Cedar Rapids firefighters work a 24-hour shift, starting at 7 a.m. one day and working until 7 a.m. the next day. This schedule has been in place for many years, to maintain constant coverage throughout the day and into the night. After working a full 24-hour shift, firefighters then have 48 hours off before the schedule starts all over again.
“We live a third of our lives at the fire station,” says Amy Kunkle, a Cedar Rapids firefighter who has been with the department for five years. “The hardest part to adjust to is missing holidays or birthdays, or not being able to come home every night.”
During each 24-hour shift, the firefighters don’t necessarily have a lot of downtime. “I think a lot of folks think we just sit and wait for a call,” Kunkle says. The opposite is true. “Our day is pretty structured. We have set things we do every day.”
Training is a huge part of each day. “Usually, from 9 a.m. to noon is some kind of training every day,” says Justin Jensen, a Cedar Rapids firefighter who’s been on staff for 20 years. “The job has evolved so much from the days of the bucket brigade,” Kunkle says. “It’s so important that we’re always educating ourselves, always trying to think ahead to have a good response and a good outcome.”
“Training can cover tactics, EMS, you name it, the full gamut of special disciplines, from water rescue and ice rescue to confined space and rope rigging training,” Jensen says. Time also is set aside each afternoon for more training, as well as inspections and tours. Of course, everything gets put on hold when a call comes in. “We start and stop quite a bit and you just pick up where you left off,” Jensen says.
An average of 10 firefighters work out of the new Central Fire Station, or Fire Station 1, each day: three firefighters on the engine company, three to four on the truck company, two on the rescue truck and two battalion chiefs. The station responds to emergency calls in and around downtown Cedar Rapids, as well as housing a variety of specialty vehicles that can respond to unique calls, like a haz-mat emergency, anywhere in the city.

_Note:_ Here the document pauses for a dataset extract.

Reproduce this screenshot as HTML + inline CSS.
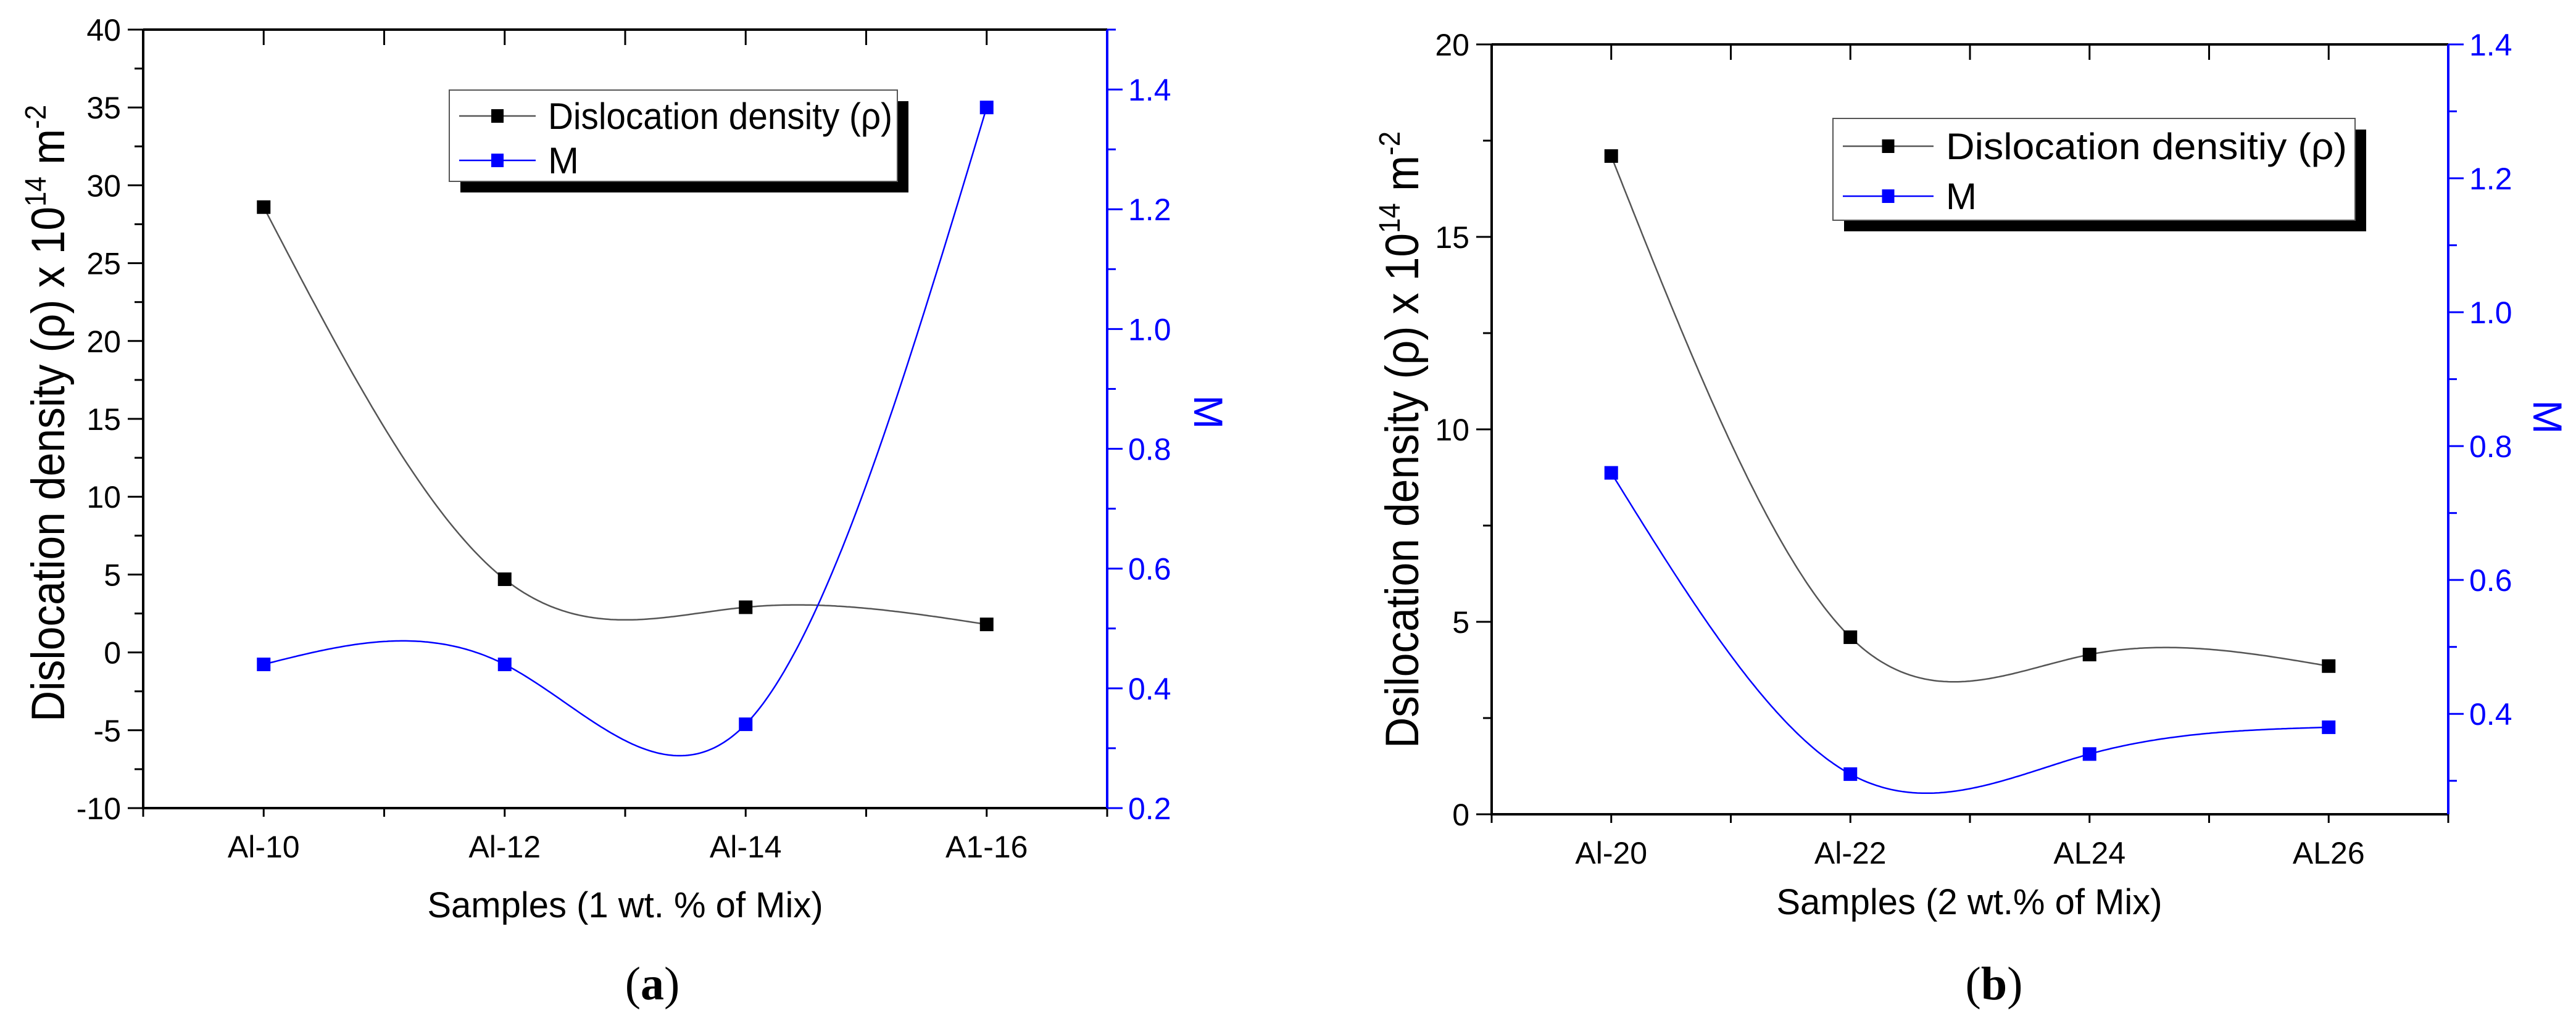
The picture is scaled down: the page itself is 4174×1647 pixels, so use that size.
<!DOCTYPE html>
<html><head><meta charset="utf-8">
<style>
html,body{margin:0;padding:0;background:#fff;}
svg{display:block;font-family:"Liberation Sans",sans-serif;}
</style></head>
<body>
<svg id="chart" width="4174" height="1647" viewBox="0 0 4174 1647" xmlns="http://www.w3.org/2000/svg"></svg>
<script>
// ---- Panel (a) data ----
const catsA = ["Al-10", "Al-12", "Al-14", "A1-16"];
const rhoA = [28.6, 4.7, 2.9, 1.8];
const mA = [0.44, 0.44, 0.34, 1.37];
const leftTicksA = [-10, -5, 0, 5, 10, 15, 20, 25, 30, 35, 40];
const rightTicksA = [0.2, 0.4, 0.6, 0.8, 1.0, 1.2, 1.4];
// ---- Panel (b) data ----
const catsB = ["Al-20", "Al-22", "AL24", "AL26"];
const rhoB = [17.1, 4.6, 4.15, 3.85];
const mB = [0.76, 0.31, 0.34, 0.38];
const leftTicksB = [0, 5, 10, 15, 20];
const rightTicksB = [0.4, 0.6, 0.8, 1.0, 1.2, 1.4];

const NS = "http://www.w3.org/2000/svg";
const svg = document.getElementById("chart");
function mk(tag, attrs, parent) {
  const e = document.createElementNS(NS, tag);
  for (const k in attrs) e.setAttribute(k, attrs[k]);
  (parent || svg).appendChild(e);
  return e;
}
function spline(xs, ys) {
  const n = xs.length, h = [], a = [], l = [1], mu = [0], z = [0], c = new Array(n).fill(0), b = [], d = [];
  for (let i = 0; i < n - 1; i++) h.push(xs[i+1] - xs[i]);
  for (let i = 1; i < n - 1; i++) a[i] = 3/h[i]*(ys[i+1]-ys[i]) - 3/h[i-1]*(ys[i]-ys[i-1]);
  for (let i = 1; i < n - 1; i++) { l[i] = 2*(xs[i+1]-xs[i-1]) - h[i-1]*mu[i-1]; mu[i] = h[i]/l[i]; z[i] = (a[i]-h[i-1]*z[i-1])/l[i]; }
  for (let j = n - 2; j >= 0; j--) { c[j] = (j < n-1 && j > 0 ? z[j] : 0) - mu[j]*c[j+1]; if (j === 0) c[0] = 0;
    b[j] = (ys[j+1]-ys[j])/h[j] - h[j]*(c[j+1]+2*c[j])/3; d[j] = (c[j+1]-c[j])/(3*h[j]); }
  return function(x) { let i = Math.min(Math.max(0, Math.floor(x - xs[0])), n - 2); const dx = x - xs[i];
    return ys[i] + b[i]*dx + c[i]*dx*dx + d[i]*dx*dx*dx; };
}

function panel(p) {
  const g = mk("g", {});
  
  
  const X = i => p.x0 + (i + 0.5) * (p.x1 - p.x0) / p.cats.length;
  const YL = v => p.y1 - (v - p.lmin) / (p.lmax - p.lmin) * (p.y1 - p.y0);
  const YR = v => p.y1 - (v - p.rmin) / (p.rmax - p.rmin) * (p.y1 - p.y0);
  const fr = mk("path", {d:`M${p.x0},${p.y0}H${p.x1}M${p.x0},${p.y0}V${p.y1}H${p.x1}`, stroke:"#000", "stroke-width":4, fill:"none"}, g);
  
  
  const ra = mk("line", {x1:p.x1, y1:p.y0, x2:p.x1, y2:p.y1, stroke:"#00f", "stroke-width":4}, g);
  
  
  const n = p.cats.length;
  for (let k = 0; k <= 2*n; k++) {
    const x = p.x0 + k * (p.x1 - p.x0) / (2*n);
    mk("line", {x1:x, y1:p.y1, x2:x, y2:p.y1 + 14, stroke:"#000", "stroke-width":3}, g);
    if (k > 0 && k < 2*n) mk("line", {x1:x, y1:p.y0, x2:x, y2:p.y0 + 25, stroke:"#000", "stroke-width":3}, g);
  }
  p.cats.forEach((c, i) => {
    const t = mk("text", {x:X(i), y:p.y1 + 80, "font-size":50, "text-anchor":"middle"}, g);
    t.textContent = c;
    
    
  });
  const lstep = p.lticks[1] - p.lticks[0];
  for (let v = p.lmin; v <= p.lmax + 1e-9; v += lstep / 2) {
    const major = Math.abs(((v - p.lticks[0]) / lstep) - Math.round((v - p.lticks[0]) / lstep)) < 1e-6;
    mk("line", {x1:p.x0, y1:YL(v), x2:p.x0 - (major ? 25 : 14), y2:YL(v), stroke:"#000", "stroke-width":3}, g);
  }
  p.lticks.forEach(v => {
    const t = mk("text", {x:p.x0 - 36, y:YL(v) + 18, "font-size":50, "text-anchor":"end"}, g);
    t.textContent = v;
    
    
  });
  for (let v = Math.ceil(p.rmin * 10 - 1e-9) / 10; v <= p.rmax + 1e-9; v += 0.1) {
    const major = Math.round(v * 10) % 2 === 0;
    mk("line", {x1:p.x1, y1:YR(v), x2:p.x1 + (major ? 25 : 14), y2:YR(v), stroke:"#00f", "stroke-width":3}, g);
  }
  p.rticks.forEach(v => {
    const t = mk("text", {x:p.x1 + 34, y:YR(v) + 18, "font-size":50, fill:"#00f"}, g);
    t.textContent = v.toFixed(1);
    
    
  });
  const idx = p.cats.map((c, i) => i);
  [[p.rho, YL, "#555", "rho"], [p.m, YR, "#00f", "m"]].forEach(([vals, Y, col, nm]) => {
    const f = spline(idx, vals);
    let d = "";
    for (let s = 0; s <= 300; s++) { const t = s / 300 * (n - 1); d += (s ? "L" : "M") + X(t).toFixed(1) + "," + Y(f(t)).toFixed(1); }
    const path = mk("path", {d, fill:"none", stroke:col, "stroke-width":2.5}, g);
    
    
    vals.forEach((v, i) => {
      const r = mk("rect", {x:X(i) - 11, y:Y(v) - 11, width:22, height:22, fill:col === "#555" ? "#000" : "#00f"}, g);
      
      
    });
  });
  const L = p.leg;
  const sh = mk("rect", {x:L.x + 18, y:L.y + 18, width:L.w, height:L.h, fill:"#000"}, g);
  
  
  const bx = mk("rect", {x:L.x, y:L.y, width:L.w, height:L.h, fill:"#fff", stroke:"#555", "stroke-width":2}, g);
  
  
  [[L.r1, "#555", "#000", p.label1, L.tl], [L.r2, "#00f", "#00f", "M", null]].forEach(([yy, lc, mc, txt, tl]) => {
    const le = mk("g", {}, g);
    
    
    mk("line", {x1:L.x + 16, y1:yy, x2:L.x + 16 + L.lw, y2:yy, stroke:lc, "stroke-width":2.5}, le);
    mk("rect", {x:L.x + 16 + L.lw/2 - 10, y:yy - 11, width:20, height:22, fill:mc}, le);
    const t = mk("text", {x:L.x + L.lw + 36, y:yy + 21, "font-size":60}, le);
    if (tl) { t.setAttribute("textLength", tl); t.setAttribute("lengthAdjust", "spacingAndGlyphs"); }
    t.textContent = txt;
  });
  const yt = mk("text", {x:0, y:0, "font-size":76, "text-anchor":"middle", transform:`translate(${p.ytx},${p.yty}) rotate(-90)`, textLength:p.ytl, lengthAdjust:"spacingAndGlyphs"}, g);
  
  
  yt.innerHTML = p.ytitle + ' (ρ) x 10<tspan dy="-30" font-size="48">14</tspan><tspan dy="30"> m</tspan><tspan dy="-30" font-size="48">-2</tspan>';
  const xt = mk("text", {x:p.xtx, y:p.xty, "font-size":58, "text-anchor":"middle"}, g);
  
  
  xt.textContent = p.xtitle;
  const rt = mk("text", {x:0, y:0, "font-size":66, fill:"#00f", "text-anchor":"middle", transform:`translate(${p.rtx},${p.rty}) rotate(90)`}, g);
  
  
  rt.textContent = "M";
  const cap = mk("text", {x:p.capx, y:1620, "font-size":76, "text-anchor":"middle", "font-family":"Liberation Serif, serif"}, g);
  
  
  cap.innerHTML = '(<tspan font-weight="bold">' + p.cap + '</tspan>)';
}

panel({name:"panel-a", cats:catsA, rho:rhoA, m:mA, lticks:leftTicksA, rticks:rightTicksA,
  x0:232, x1:1794, y0:48, y1:1310, lmin:-10, lmax:40, rmin:0.2, rmax:1.5,
  leg:{x:728, y:146, w:726, h:148, r1:188, r2:260, lw:124, tl:558},
  label1:"Dislocation density (ρ)",
  ytitle:"Dislocation density", ytx:104, yty:670, ytl:1000,
  xtitle:"Samples (1 wt. % of Mix)", xtx:1013, xty:1487,
  rtx:1935, rty:668, capx:1057, cap:"a"});
panel({name:"panel-b", cats:catsB, rho:rhoB, m:mB, lticks:leftTicksB, rticks:rightTicksB,
  x0:2417, x1:3967, y0:72, y1:1320, lmin:0, lmax:20, rmin:0.25, rmax:1.4,
  leg:{x:2970, y:192, w:846, h:165, r1:237, r2:318, lw:147, tl:650},
  label1:"Dislocation densitiy (ρ)",
  ytitle:"Dsilocation density", ytx:2298, yty:713, ytl:1000,
  xtitle:"Samples (2 wt.% of Mix)", xtx:3191, xty:1482,
  rtx:4105, rty:676, capx:3231, cap:"b"});
</script>
</body></html>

“The fire service has morphed into bigger responsibilities,” Jensen says. “ We weren’t into EMS 20 to 25 years ago. Whenever there’s been a need, like swift water rescue, ice rescues, rope rescues, we’ve taken it on. Whenever there was a need that wasn’t being filled, the fire department’s been looked at to now take that on.”

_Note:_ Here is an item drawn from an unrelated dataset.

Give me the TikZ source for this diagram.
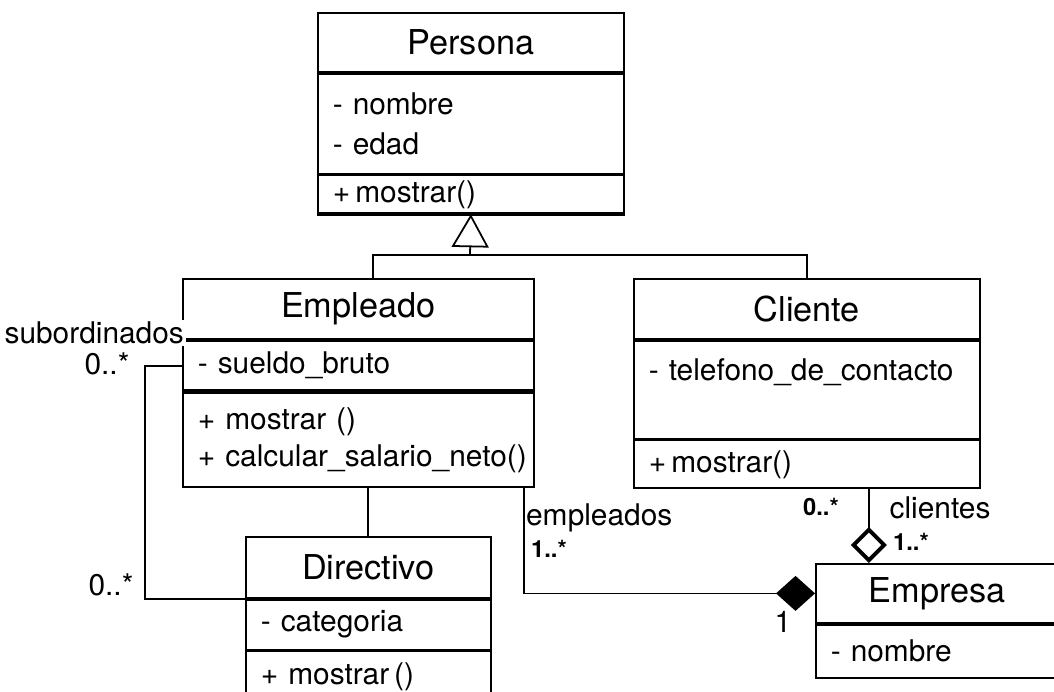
\documentclass[tikz,border=0pt]{standalone}
\usepackage{fontspec}
\setmainfont{TeX Gyre Heros}
\usetikzlibrary{arrows.meta, positioning}

\hyphenpenalty=10000
\newcommand\headfont{\fontsize{19.5}{23}\selectfont}
\newcommand\bodyfont{\fontsize{17}{21}\selectfont}
\newcommand\multfont{\fontsize{13.5}{15}\selectfont\bfseries}

\tikzset{
  classhead/.style={
    draw, line width=1pt, anchor=north west, inner xsep=0.3cm,
    inner ysep=0pt, align=center, font=\headfont
  },
  member/.style={
    draw, line width=1pt, inner xsep=0.3cm, inner ysep=0pt,
    align=left, font=\bodyfont
  },
  conn/.style={line width=1pt},
  inherit/.style={conn, -{Triangle[open, length=0.66cm, width=0.74cm]}},
  compose/.style={conn, -{Diamond[length=0.78cm, width=0.7cm]}},
  aggreg/.style={
    conn, -{Diamond[fill=white, length=0.72cm, width=0.72cm, line width=2.2pt]}
  },
  role/.style={font=\bodyfont, inner sep=1pt},
  mult/.style={font=\multfont, inner sep=1pt},
  sepline/.style={line width=2.4pt}
}

\begin{document}
\begin{tikzpicture}[x=0.02cm, y=-0.02cm]
  \useasboundingbox (0,0) rectangle (1054,691);

  % Persona
  \node[classhead, text width=5.52cm, minimum height=1.18cm] (persona)
    at (317,12) {Persona};
  \node[member, text width=5.52cm, minimum height=2cm,
        below=0pt of persona] (persona-attr)
    {- nombre\\[2pt]- edad};
  \node[member, text width=5.52cm, minimum height=0.76cm,
        below=0pt of persona-attr] (persona-ops)
    {+\,mostrar()};
  \draw[sepline] (persona-ops.south west) -- (persona-ops.south east);

  % Empleado
  \node[classhead, text width=6.42cm, minimum height=1.2cm] (empleado)
    at (182,278) {Empleado};
  \node[member, text width=6.42cm, minimum height=1cm,
        below=0pt of empleado] (empleado-attr)
    {-~sueldo\_bruto};
  \node[member, text width=6.42cm, minimum height=1.9cm,
        below=0pt of empleado-attr] (empleado-ops)
    {+~mostrar~()\\+~calcular\_salario\_neto()};
  \draw[sepline] (empleado-ops.north west) -- (empleado-ops.north east);

  % Cliente
  \node[classhead, text width=6.32cm, minimum height=1.2cm] (cliente)
    at (633,278) {Cliente};
  \node[member, text width=6.32cm, minimum height=1.96cm,
        below=0pt of cliente] (cliente-attr)
    {-~telefono\_de\_contacto\\[2pt]\mbox{}};
  \node[member, text width=6.32cm, minimum height=0.96cm,
        below=0pt of cliente-attr] (cliente-ops)
    {+\,mostrar()};

  % Directivo
  \node[classhead, text width=4.3cm, minimum height=1.22cm] (directivo)
    at (245,536) {Directivo};
  \node[member, text width=4.3cm, minimum height=1cm,
        below=0pt of directivo] (directivo-attr)
    {-~categoria};
  \node[member, text width=4.3cm, minimum height=1cm,
        below=0pt of directivo-attr] (directivo-ops)
    {+~mostrar\,()};

  % Empresa
  \node[classhead, text width=4.26cm, minimum height=1.18cm] (empresa)
    at (815,563) {Empresa};
  \node[member, text width=4.26cm, minimum height=1.06cm,
        below=0pt of empresa] (empresa-attr)
    {-~nombre};

  % Herencia
  \coordinate (gen) at (470,255);
  \draw[conn] ([xshift=0.3cm]empleado.north) |- (gen) -| (cliente.north);
  \draw[inherit] (gen) -- (persona-ops.south);

  % Asociaciones
  \draw[conn] (directivo.north) -- (directivo.north |- empleado-ops.south);
  \draw[conn] (empleado-attr.west) -- ++(-37,0) |- (directivo.south west);
  \draw[compose] ([xshift=-0.22cm]empleado-ops.south east) |- (empresa.west);
  \coordinate (agg-top) at ([xshift=1.24cm]cliente-ops.south);
  \draw[aggreg] (agg-top) -- (agg-top |- empresa.north);

  % Roles y multiplicidades
  \node[role, anchor=east, fill=white] (subord) at (186,333) {subordinados};
  \node[role] (sub-mult) at (107,364) {0..*};
  \node[role] (dir-mult) at (111,585) {0..*};
  \node[role, anchor=west] (emp-role) at (524,518) {empleados};
  \node[mult] (emp-mult) at (549,549) {1..*};
  \node[role] (comp-one) at (783,622) {1};
  \node[mult] (cli-mult) at (821,507) {0..*};
  \node[role] (cli-role) at (940,508) {clientes};
  \node[mult] (agg-mult) at (911,542) {1..*};
\end{tikzpicture}
\end{document}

In order to meet those needs, every firefighter has general training but can also volunteer to be trained for a special unit. For example, Kunkle has received additional training to handle water rescues.
Working a 24-hour shift, the firefighters live and work out of the station when they’re on duty. When it comes to mealtime, the firefighters eat breakfast and lunch on their own, but cook and eat dinner together each night. This is one of the things that helps build the sense of camaraderie at the station.
Each day, the firefighters work out in the cardio room and weight room. In fact, they are each required to exercise at least an hour a day to stay in top physical shape.
“Heart attacks are the number one killer of firefighters,” says Greg Buelow, special projects coordinator and public information officer for the department. “You literally put a lot of stress on the heart. One minute you’re at the station and within five minutes you could be climbing a ladder with 60 pounds of gear and hoses.”
“We have nice equipment here so we have no excuses not to be in shape,” Jensen says. Kunkle adds that working out is a great stress reliever for the crew.
At night, firefighters sleep in small, individual dorm rooms. The dorm rooms are situated right next to the truck bay, so the firefighters can jump out of bed and get right out the door when a call comes in.
At the end of the day, Kunkle and Jensen say the crazy schedule and the personal risk is well worth it. “It’s something I’m very proud to be a part of,” Kunkle says.
“I’ve never had a day where I couldn’t wait to get to work,” Jensen adds. “It’s a great honor to be a firefighter.”